First Iran, then Tunisia, now Honduras, Central America and the Democratic Republic of Congo, Africa, have joined the expanding list of nations facing social upheaval and political instability in 2018.
The continuing protests in Honduras that flared again last weekend, stemmed from a disputed presidential election there last November, when incumbent President Juan Orlando Hernandez, was declared winner in a vote opposition leader Salvador Nasralla, and his supporters, have decried as tainted.
Nasralla was leading in the vote count until his lead was suddenly surpassed by Hernandez. The vote was supervised and counted by an election tribunal, appointed by the Honduras congress, which in controlled by the president's National Party.
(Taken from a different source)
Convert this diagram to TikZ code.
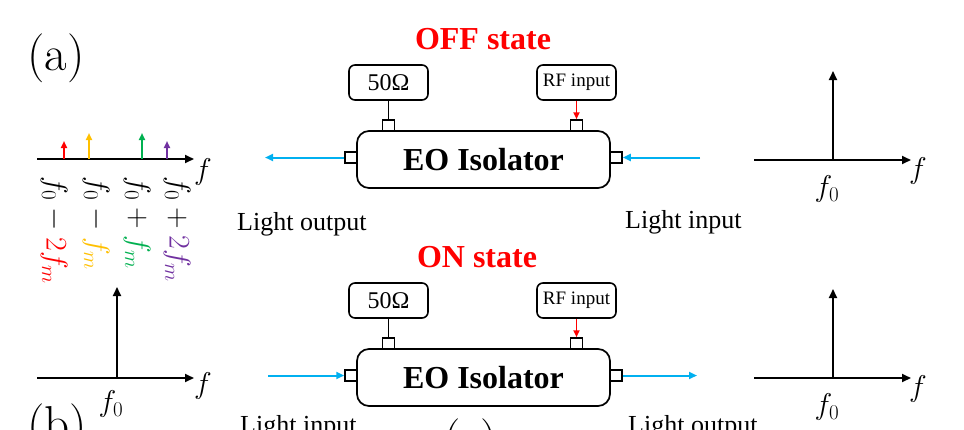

A 60-year-old man was killed on Saturday when police fired into a road block of protesters, bringing the number of deaths to 14 that have been killed since protests started, Amnesty International recorded and as reported by the BBC-News. Hernandez, who has ruled the volatile and crime-ridden Honduras since 2013, ran for a second-term in November after his supreme court lifted a ban on re-election for presidents.
Across the Atlantic Ocean to Africa, in the Democratic Republic of Congo (DRC), the Catholic Church there has called for large, but peaceful demonstrations to protest the extended stay in office of President Joseph Kabila, who has ran DRC since 2001. He was to leave office in 2016. He did not. His authorities extended his rule to the end of 2017, claiming they were not in a position to hold new elections, yet 2017 has passed and still remains in office. Kabila's authorities have again claimed they wouldn't be in a position to hold elections until December, 2018.
Thus, the Catholic Church has encouraged peaceful protests urging a return to the democratic process, but Kabila's government have denied permits for marches. Yet, yesterday, after Sunday Mass, thousands of believers marched in the streets, where they were met by heavy security forces. A number of people were injured and deaths have reached some seven since protests started in December against Kabila and his cling to power. United Nations (UN) Peacekeepers have been deployed to the capital, Kinshasa, to monitor developments.
From the Americas to the Middle East and to Africa, many people have entered 2018 with a resolve to march, to protest and to demand better governance and for the rule of law. And it is still only January.